═══ Dataset rows ═══

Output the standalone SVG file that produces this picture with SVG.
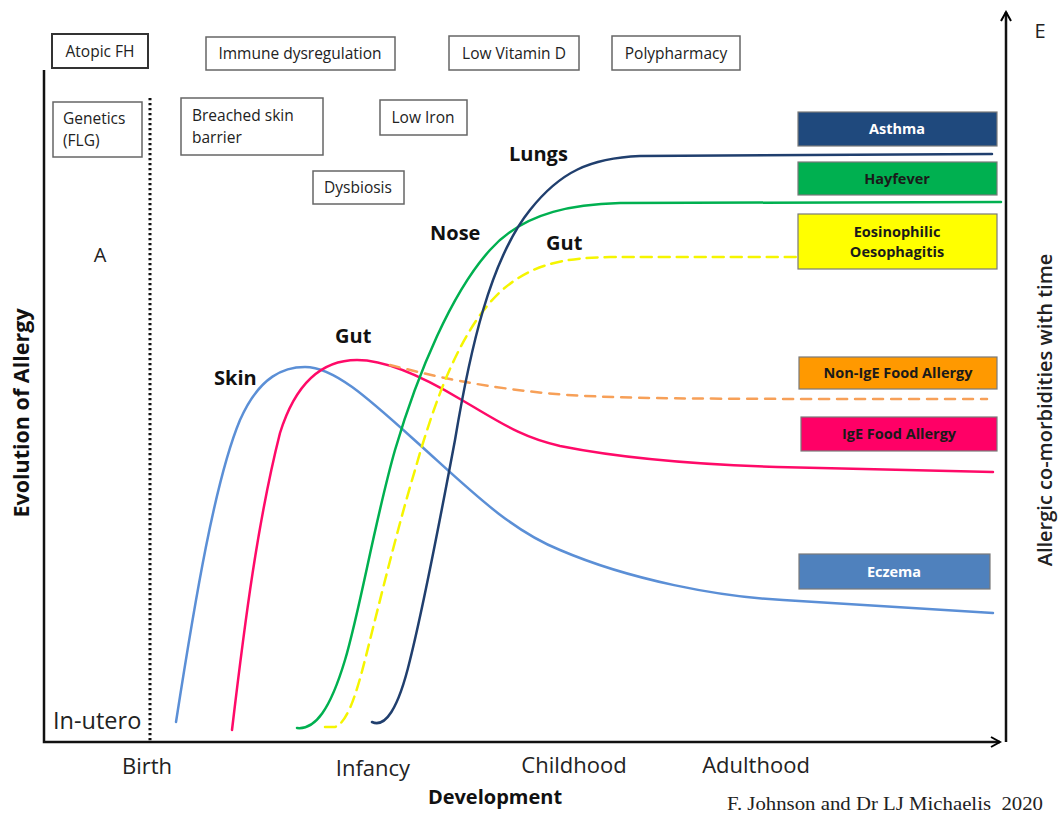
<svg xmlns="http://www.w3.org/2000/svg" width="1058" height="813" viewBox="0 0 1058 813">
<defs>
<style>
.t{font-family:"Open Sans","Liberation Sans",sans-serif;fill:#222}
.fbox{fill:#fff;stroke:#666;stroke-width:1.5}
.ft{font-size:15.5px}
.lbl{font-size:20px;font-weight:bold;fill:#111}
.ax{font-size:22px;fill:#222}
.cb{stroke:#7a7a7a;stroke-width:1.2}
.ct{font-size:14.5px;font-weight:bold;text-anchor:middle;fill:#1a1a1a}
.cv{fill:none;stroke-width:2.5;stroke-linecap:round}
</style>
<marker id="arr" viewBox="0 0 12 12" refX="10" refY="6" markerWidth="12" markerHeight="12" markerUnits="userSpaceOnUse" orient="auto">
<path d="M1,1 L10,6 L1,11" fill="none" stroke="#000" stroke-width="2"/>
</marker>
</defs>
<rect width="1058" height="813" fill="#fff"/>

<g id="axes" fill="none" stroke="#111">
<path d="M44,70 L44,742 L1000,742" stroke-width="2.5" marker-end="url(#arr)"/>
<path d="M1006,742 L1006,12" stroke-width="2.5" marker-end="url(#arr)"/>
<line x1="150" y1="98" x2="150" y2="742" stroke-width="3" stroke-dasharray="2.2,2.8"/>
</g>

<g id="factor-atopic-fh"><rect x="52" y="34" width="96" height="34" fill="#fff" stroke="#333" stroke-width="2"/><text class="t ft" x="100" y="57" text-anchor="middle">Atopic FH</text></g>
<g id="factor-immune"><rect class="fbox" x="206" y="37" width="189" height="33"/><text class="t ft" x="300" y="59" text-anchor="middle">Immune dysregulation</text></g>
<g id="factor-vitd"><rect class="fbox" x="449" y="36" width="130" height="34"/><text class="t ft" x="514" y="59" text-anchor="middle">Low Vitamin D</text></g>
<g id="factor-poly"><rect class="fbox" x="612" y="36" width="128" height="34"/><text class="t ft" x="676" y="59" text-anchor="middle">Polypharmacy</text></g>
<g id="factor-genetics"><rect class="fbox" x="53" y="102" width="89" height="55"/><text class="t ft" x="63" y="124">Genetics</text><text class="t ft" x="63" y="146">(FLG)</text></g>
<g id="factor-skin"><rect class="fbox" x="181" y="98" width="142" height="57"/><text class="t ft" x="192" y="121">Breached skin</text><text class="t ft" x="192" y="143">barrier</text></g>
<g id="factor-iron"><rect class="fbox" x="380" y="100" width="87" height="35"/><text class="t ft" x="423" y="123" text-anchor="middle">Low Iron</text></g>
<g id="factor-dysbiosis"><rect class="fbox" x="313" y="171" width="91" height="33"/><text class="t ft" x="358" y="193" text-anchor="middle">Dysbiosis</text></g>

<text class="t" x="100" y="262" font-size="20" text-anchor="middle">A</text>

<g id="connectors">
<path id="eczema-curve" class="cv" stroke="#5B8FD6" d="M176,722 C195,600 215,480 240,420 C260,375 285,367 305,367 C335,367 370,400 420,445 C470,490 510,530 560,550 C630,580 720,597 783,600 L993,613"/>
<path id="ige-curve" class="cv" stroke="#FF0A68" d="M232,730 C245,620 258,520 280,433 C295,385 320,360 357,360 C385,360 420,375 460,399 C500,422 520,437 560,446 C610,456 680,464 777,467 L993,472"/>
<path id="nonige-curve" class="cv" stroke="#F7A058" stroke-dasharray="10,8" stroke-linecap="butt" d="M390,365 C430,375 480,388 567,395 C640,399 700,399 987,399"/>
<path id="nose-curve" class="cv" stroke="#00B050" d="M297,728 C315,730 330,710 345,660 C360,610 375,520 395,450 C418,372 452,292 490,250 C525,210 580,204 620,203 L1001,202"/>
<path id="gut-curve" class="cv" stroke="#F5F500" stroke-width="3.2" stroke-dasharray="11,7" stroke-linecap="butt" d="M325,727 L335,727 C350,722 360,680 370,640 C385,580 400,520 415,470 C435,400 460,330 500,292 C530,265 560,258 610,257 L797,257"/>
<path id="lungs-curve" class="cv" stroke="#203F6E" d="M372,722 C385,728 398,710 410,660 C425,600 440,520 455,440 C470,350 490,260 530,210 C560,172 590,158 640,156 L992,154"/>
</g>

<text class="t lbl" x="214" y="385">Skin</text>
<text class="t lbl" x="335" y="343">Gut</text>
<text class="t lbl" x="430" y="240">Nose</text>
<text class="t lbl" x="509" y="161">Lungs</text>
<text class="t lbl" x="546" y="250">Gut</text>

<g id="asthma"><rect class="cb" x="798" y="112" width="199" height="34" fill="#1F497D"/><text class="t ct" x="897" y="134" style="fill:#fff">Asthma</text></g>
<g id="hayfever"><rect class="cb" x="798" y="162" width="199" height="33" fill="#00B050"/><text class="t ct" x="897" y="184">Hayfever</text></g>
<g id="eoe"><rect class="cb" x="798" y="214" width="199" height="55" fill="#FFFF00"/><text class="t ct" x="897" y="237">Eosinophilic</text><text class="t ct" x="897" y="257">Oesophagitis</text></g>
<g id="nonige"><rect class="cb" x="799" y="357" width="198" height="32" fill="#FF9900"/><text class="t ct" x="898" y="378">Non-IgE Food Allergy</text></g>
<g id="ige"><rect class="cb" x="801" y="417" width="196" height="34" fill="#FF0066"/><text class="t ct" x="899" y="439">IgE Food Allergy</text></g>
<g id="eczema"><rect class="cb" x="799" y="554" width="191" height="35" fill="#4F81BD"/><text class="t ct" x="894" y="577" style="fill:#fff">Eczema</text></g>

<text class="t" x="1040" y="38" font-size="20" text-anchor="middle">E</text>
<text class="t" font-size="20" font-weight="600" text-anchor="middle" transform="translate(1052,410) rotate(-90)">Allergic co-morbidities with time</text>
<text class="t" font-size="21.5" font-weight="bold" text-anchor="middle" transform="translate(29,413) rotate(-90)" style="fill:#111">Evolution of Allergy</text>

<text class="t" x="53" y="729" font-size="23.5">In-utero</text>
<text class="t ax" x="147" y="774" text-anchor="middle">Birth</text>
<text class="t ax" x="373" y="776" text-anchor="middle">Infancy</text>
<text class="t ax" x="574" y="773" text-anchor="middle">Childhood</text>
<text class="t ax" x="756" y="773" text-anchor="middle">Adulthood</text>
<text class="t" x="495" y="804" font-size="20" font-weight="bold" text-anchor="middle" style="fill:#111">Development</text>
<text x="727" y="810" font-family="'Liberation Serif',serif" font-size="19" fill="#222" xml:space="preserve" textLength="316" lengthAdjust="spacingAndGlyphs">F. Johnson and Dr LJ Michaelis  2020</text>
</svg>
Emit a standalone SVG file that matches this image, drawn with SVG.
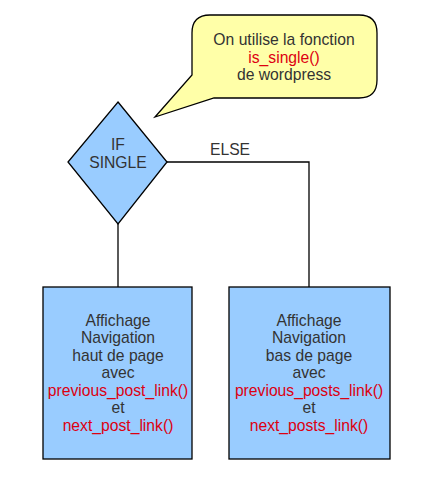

═══

▶ **Work to complete**: Exclude the images and reproduce the remaining data exactly.

▶ **Worked solution**:
Output the standalone SVG file that produces this picture with SVG.
<svg xmlns="http://www.w3.org/2000/svg" width="1058" height="813" viewBox="0 0 1058 813">
<defs>
<style>
.t{font-family:"Open Sans","Liberation Sans",sans-serif;fill:#222}
.fbox{fill:#fff;stroke:#666;stroke-width:1.5}
.ft{font-size:15.5px}
.lbl{font-size:20px;font-weight:bold;fill:#111}
.ax{font-size:22px;fill:#222}
.cb{stroke:#7a7a7a;stroke-width:1.2}
.ct{font-size:14.5px;font-weight:bold;text-anchor:middle;fill:#1a1a1a}
.cv{fill:none;stroke-width:2.5;stroke-linecap:round}
</style>
<marker id="arr" viewBox="0 0 12 12" refX="10" refY="6" markerWidth="12" markerHeight="12" markerUnits="userSpaceOnUse" orient="auto">
<path d="M1,1 L10,6 L1,11" fill="none" stroke="#000" stroke-width="2"/>
</marker>
</defs>
<rect width="1058" height="813" fill="#fff"/>

<g id="axes" fill="none" stroke="#111">
<path d="M44,70 L44,742 L1000,742" stroke-width="2.5" marker-end="url(#arr)"/>
<path d="M1006,742 L1006,12" stroke-width="2.5" marker-end="url(#arr)"/>
<line x1="150" y1="98" x2="150" y2="742" stroke-width="3" stroke-dasharray="2.2,2.8"/>
</g>

<g id="factor-atopic-fh"><rect x="52" y="34" width="96" height="34" fill="#fff" stroke="#333" stroke-width="2"/><text class="t ft" x="100" y="57" text-anchor="middle">Atopic FH</text></g>
<g id="factor-immune"><rect class="fbox" x="206" y="37" width="189" height="33"/><text class="t ft" x="300" y="59" text-anchor="middle">Immune dysregulation</text></g>
<g id="factor-vitd"><rect class="fbox" x="449" y="36" width="130" height="34"/><text class="t ft" x="514" y="59" text-anchor="middle">Low Vitamin D</text></g>
<g id="factor-poly"><rect class="fbox" x="612" y="36" width="128" height="34"/><text class="t ft" x="676" y="59" text-anchor="middle">Polypharmacy</text></g>
<g id="factor-genetics"><rect class="fbox" x="53" y="102" width="89" height="55"/><text class="t ft" x="63" y="124">Genetics</text><text class="t ft" x="63" y="146">(FLG)</text></g>
<g id="factor-skin"><rect class="fbox" x="181" y="98" width="142" height="57"/><text class="t ft" x="192" y="121">Breached skin</text><text class="t ft" x="192" y="143">barrier</text></g>
<g id="factor-iron"><rect class="fbox" x="380" y="100" width="87" height="35"/><text class="t ft" x="423" y="123" text-anchor="middle">Low Iron</text></g>
<g id="factor-dysbiosis"><rect class="fbox" x="313" y="171" width="91" height="33"/><text class="t ft" x="358" y="193" text-anchor="middle">Dysbiosis</text></g>

<text class="t" x="100" y="262" font-size="20" text-anchor="middle">A</text>

<g id="connectors">
<path id="eczema-curve" class="cv" stroke="#5B8FD6" d="M176,722 C195,600 215,480 240,420 C260,375 285,367 305,367 C335,367 370,400 420,445 C470,490 510,530 560,550 C630,580 720,597 783,600 L993,613"/>
<path id="ige-curve" class="cv" stroke="#FF0A68" d="M232,730 C245,620 258,520 280,433 C295,385 320,360 357,360 C385,360 420,375 460,399 C500,422 520,437 560,446 C610,456 680,464 777,467 L993,472"/>
<path id="nonige-curve" class="cv" stroke="#F7A058" stroke-dasharray="10,8" stroke-linecap="butt" d="M390,365 C430,375 480,388 567,395 C640,399 700,399 987,399"/>
<path id="nose-curve" class="cv" stroke="#00B050" d="M297,728 C315,730 330,710 345,660 C360,610 375,520 395,450 C418,372 452,292 490,250 C525,210 580,204 620,203 L1001,202"/>
<path id="gut-curve" class="cv" stroke="#F5F500" stroke-width="3.2" stroke-dasharray="11,7" stroke-linecap="butt" d="M325,727 L335,727 C350,722 360,680 370,640 C385,580 400,520 415,470 C435,400 460,330 500,292 C530,265 560,258 610,257 L797,257"/>
<path id="lungs-curve" class="cv" stroke="#203F6E" d="M372,722 C385,728 398,710 410,660 C425,600 440,520 455,440 C470,350 490,260 530,210 C560,172 590,158 640,156 L992,154"/>
</g>

<text class="t lbl" x="214" y="385">Skin</text>
<text class="t lbl" x="335" y="343">Gut</text>
<text class="t lbl" x="430" y="240">Nose</text>
<text class="t lbl" x="509" y="161">Lungs</text>
<text class="t lbl" x="546" y="250">Gut</text>

<g id="asthma"><rect class="cb" x="798" y="112" width="199" height="34" fill="#1F497D"/><text class="t ct" x="897" y="134" style="fill:#fff">Asthma</text></g>
<g id="hayfever"><rect class="cb" x="798" y="162" width="199" height="33" fill="#00B050"/><text class="t ct" x="897" y="184">Hayfever</text></g>
<g id="eoe"><rect class="cb" x="798" y="214" width="199" height="55" fill="#FFFF00"/><text class="t ct" x="897" y="237">Eosinophilic</text><text class="t ct" x="897" y="257">Oesophagitis</text></g>
<g id="nonige"><rect class="cb" x="799" y="357" width="198" height="32" fill="#FF9900"/><text class="t ct" x="898" y="378">Non-IgE Food Allergy</text></g>
<g id="ige"><rect class="cb" x="801" y="417" width="196" height="34" fill="#FF0066"/><text class="t ct" x="899" y="439">IgE Food Allergy</text></g>
<g id="eczema"><rect class="cb" x="799" y="554" width="191" height="35" fill="#4F81BD"/><text class="t ct" x="894" y="577" style="fill:#fff">Eczema</text></g>

<text class="t" x="1040" y="38" font-size="20" text-anchor="middle">E</text>
<text class="t" font-size="20" font-weight="600" text-anchor="middle" transform="translate(1052,410) rotate(-90)">Allergic co-morbidities with time</text>
<text class="t" font-size="21.5" font-weight="bold" text-anchor="middle" transform="translate(29,413) rotate(-90)" style="fill:#111">Evolution of Allergy</text>

<text class="t" x="53" y="729" font-size="23.5">In-utero</text>
<text class="t ax" x="147" y="774" text-anchor="middle">Birth</text>
<text class="t ax" x="373" y="776" text-anchor="middle">Infancy</text>
<text class="t ax" x="574" y="773" text-anchor="middle">Childhood</text>
<text class="t ax" x="756" y="773" text-anchor="middle">Adulthood</text>
<text class="t" x="495" y="804" font-size="20" font-weight="bold" text-anchor="middle" style="fill:#111">Development</text>
<text x="727" y="810" font-family="'Liberation Serif',serif" font-size="19" fill="#222" xml:space="preserve" textLength="316" lengthAdjust="spacingAndGlyphs">F. Johnson and Dr LJ Michaelis  2020</text>
</svg>
Emit a standalone SVG file that matches this image, drawn with SVG.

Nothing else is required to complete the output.